How many of these lines hold the string "React"? Answer with the number only.

• Records shown:
• • • •

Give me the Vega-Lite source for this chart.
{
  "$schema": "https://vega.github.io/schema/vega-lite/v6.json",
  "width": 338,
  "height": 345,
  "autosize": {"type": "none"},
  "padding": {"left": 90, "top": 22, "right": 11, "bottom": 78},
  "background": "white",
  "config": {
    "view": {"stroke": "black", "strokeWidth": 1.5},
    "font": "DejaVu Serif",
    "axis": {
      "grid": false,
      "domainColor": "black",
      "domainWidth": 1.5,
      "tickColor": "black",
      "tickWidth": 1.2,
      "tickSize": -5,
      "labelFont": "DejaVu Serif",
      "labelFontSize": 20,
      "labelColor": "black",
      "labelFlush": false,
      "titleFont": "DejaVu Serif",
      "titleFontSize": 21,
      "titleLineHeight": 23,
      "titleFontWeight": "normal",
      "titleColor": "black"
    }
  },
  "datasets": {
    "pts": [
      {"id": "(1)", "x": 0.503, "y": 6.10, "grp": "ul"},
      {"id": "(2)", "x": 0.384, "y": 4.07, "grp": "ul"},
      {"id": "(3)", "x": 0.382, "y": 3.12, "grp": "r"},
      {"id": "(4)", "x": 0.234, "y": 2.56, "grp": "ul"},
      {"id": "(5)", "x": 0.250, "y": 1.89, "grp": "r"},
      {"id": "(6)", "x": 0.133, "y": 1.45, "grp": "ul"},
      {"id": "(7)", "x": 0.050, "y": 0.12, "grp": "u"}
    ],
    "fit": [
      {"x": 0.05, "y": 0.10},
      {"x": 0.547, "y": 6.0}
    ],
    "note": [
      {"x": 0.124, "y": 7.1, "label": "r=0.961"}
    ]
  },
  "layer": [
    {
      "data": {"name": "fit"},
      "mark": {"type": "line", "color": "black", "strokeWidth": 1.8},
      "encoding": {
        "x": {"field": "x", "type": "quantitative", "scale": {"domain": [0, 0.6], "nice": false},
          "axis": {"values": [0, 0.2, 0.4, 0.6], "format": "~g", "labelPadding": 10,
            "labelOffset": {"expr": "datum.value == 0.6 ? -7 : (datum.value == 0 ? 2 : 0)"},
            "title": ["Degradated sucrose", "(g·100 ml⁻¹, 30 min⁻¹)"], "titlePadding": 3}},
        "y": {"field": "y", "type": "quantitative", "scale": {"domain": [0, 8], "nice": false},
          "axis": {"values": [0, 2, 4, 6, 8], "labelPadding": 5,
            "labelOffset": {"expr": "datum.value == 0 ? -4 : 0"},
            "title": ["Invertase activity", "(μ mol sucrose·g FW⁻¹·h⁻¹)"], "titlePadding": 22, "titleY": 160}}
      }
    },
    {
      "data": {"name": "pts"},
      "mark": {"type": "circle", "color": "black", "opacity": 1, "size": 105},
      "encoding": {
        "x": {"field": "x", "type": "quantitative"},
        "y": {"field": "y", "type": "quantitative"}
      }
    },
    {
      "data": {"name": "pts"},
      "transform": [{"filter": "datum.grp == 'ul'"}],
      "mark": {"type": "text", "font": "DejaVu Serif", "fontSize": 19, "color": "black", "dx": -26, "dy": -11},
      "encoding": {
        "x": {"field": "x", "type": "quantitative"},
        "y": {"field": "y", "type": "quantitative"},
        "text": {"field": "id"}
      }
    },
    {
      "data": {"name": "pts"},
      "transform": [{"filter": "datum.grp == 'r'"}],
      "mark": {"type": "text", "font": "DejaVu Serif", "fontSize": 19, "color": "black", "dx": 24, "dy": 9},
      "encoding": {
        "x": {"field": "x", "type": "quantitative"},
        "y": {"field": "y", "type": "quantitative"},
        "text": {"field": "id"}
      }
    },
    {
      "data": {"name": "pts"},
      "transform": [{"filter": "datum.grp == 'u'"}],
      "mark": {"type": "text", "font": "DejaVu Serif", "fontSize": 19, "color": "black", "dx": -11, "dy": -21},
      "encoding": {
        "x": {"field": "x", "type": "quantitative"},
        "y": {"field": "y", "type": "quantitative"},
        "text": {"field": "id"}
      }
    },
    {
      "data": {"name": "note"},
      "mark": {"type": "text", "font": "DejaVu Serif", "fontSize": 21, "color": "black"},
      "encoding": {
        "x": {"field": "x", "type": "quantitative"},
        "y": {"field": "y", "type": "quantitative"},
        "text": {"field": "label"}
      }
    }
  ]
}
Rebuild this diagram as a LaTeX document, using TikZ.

• • • •

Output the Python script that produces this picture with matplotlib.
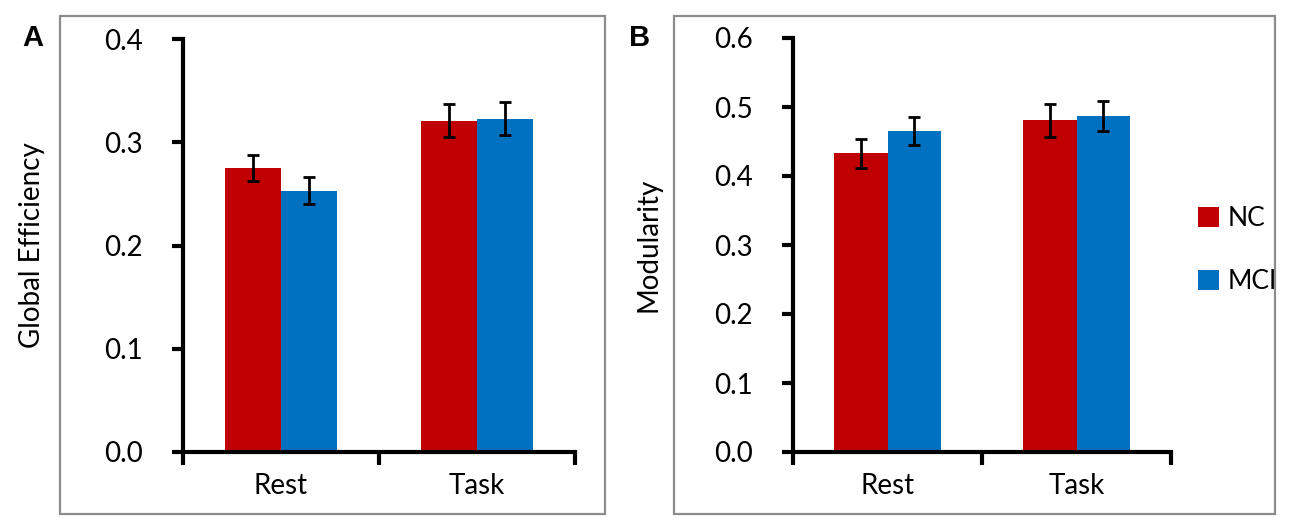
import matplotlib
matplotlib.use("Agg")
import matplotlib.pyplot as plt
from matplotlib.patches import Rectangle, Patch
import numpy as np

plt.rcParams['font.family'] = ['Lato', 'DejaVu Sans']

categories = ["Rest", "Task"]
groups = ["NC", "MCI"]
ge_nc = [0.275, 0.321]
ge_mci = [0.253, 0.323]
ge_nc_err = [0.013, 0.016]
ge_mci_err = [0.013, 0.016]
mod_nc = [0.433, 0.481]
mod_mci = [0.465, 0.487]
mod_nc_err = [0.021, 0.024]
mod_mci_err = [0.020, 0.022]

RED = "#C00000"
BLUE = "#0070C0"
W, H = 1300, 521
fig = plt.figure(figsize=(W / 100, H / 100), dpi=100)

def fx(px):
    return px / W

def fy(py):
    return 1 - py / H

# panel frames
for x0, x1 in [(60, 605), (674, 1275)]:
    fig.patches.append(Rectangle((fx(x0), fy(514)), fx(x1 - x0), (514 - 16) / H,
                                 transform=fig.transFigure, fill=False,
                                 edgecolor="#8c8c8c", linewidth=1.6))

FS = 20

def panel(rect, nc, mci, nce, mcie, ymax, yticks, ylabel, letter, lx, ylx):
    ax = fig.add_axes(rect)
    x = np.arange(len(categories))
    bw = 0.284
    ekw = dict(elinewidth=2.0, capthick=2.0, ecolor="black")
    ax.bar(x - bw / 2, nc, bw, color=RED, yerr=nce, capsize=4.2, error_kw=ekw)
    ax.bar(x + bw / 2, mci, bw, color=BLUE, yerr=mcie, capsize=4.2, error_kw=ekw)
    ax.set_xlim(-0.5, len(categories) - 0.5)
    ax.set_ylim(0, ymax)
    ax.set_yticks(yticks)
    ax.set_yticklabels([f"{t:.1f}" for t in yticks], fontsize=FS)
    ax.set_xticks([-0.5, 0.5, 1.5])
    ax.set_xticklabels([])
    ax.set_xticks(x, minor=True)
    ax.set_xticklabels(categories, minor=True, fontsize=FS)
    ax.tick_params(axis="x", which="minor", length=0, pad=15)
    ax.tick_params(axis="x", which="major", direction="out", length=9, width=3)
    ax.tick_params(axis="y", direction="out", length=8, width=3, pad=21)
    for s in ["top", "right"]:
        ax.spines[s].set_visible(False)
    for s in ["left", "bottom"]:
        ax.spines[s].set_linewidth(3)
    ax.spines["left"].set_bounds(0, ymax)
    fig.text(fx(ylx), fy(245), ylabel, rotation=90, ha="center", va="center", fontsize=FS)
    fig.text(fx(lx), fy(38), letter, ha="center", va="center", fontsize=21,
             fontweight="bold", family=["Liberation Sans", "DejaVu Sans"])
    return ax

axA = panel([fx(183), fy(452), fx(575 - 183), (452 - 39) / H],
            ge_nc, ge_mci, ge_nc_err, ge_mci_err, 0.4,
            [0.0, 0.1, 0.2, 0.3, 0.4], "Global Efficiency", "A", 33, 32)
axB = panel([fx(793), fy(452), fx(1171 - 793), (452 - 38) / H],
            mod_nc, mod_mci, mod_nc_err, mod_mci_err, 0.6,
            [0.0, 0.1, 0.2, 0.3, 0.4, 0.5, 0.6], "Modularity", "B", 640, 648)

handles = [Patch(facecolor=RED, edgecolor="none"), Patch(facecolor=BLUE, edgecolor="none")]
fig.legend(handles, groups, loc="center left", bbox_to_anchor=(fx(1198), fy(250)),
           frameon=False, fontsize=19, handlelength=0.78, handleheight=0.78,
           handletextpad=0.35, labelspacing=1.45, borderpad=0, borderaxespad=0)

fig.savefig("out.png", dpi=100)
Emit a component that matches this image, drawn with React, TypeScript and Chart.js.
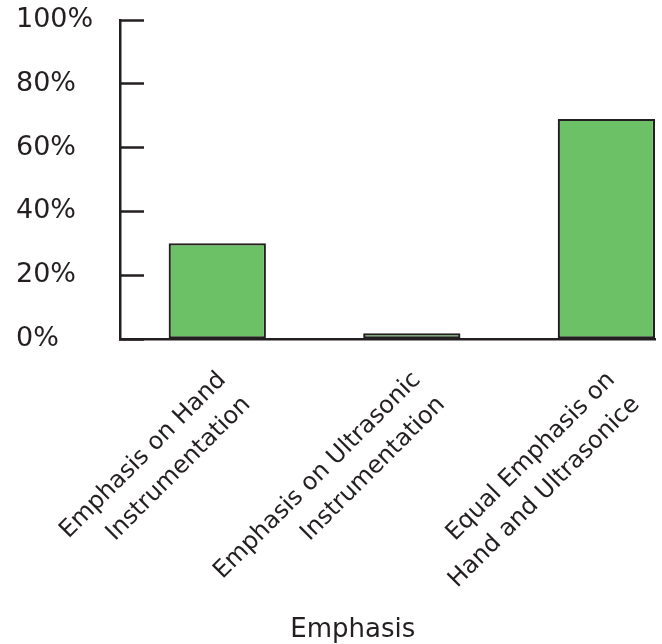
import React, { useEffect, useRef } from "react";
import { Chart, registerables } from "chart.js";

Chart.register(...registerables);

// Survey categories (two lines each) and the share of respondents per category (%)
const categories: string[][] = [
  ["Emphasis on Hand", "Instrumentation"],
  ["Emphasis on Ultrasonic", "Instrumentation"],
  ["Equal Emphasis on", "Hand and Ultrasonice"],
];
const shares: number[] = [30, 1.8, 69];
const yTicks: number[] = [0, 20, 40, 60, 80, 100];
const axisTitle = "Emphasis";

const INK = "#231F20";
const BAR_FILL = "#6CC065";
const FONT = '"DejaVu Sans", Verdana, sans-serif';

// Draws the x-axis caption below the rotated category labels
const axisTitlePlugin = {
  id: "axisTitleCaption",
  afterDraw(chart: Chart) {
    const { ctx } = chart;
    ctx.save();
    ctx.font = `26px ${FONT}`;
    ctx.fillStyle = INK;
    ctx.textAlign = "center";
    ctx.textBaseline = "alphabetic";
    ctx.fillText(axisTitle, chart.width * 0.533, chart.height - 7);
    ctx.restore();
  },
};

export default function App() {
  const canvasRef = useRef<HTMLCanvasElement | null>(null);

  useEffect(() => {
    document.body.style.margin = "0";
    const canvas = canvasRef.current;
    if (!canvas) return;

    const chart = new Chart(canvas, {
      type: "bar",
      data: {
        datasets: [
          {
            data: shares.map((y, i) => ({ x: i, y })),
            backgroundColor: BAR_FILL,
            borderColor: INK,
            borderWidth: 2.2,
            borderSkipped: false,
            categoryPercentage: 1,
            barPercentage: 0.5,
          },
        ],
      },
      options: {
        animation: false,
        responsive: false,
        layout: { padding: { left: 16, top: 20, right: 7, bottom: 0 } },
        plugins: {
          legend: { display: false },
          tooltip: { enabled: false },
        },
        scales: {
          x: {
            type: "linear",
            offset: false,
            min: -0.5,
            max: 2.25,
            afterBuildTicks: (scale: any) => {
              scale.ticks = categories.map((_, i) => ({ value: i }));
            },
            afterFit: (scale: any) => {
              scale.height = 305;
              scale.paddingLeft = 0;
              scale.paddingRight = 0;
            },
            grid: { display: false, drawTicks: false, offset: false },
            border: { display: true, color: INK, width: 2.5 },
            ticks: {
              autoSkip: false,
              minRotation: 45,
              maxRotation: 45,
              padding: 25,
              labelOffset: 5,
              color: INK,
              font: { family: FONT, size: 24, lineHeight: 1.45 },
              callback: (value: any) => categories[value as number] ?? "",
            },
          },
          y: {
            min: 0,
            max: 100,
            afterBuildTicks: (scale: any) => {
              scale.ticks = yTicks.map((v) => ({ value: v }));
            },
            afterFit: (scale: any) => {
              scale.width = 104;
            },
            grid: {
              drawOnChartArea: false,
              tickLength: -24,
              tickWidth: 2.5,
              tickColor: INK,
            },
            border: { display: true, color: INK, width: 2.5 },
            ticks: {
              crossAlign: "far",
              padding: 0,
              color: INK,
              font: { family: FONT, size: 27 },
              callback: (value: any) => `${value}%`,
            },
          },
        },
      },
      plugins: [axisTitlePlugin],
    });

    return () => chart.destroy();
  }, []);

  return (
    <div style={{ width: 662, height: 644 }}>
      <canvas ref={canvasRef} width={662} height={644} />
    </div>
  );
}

• • • •

• Written reply:
2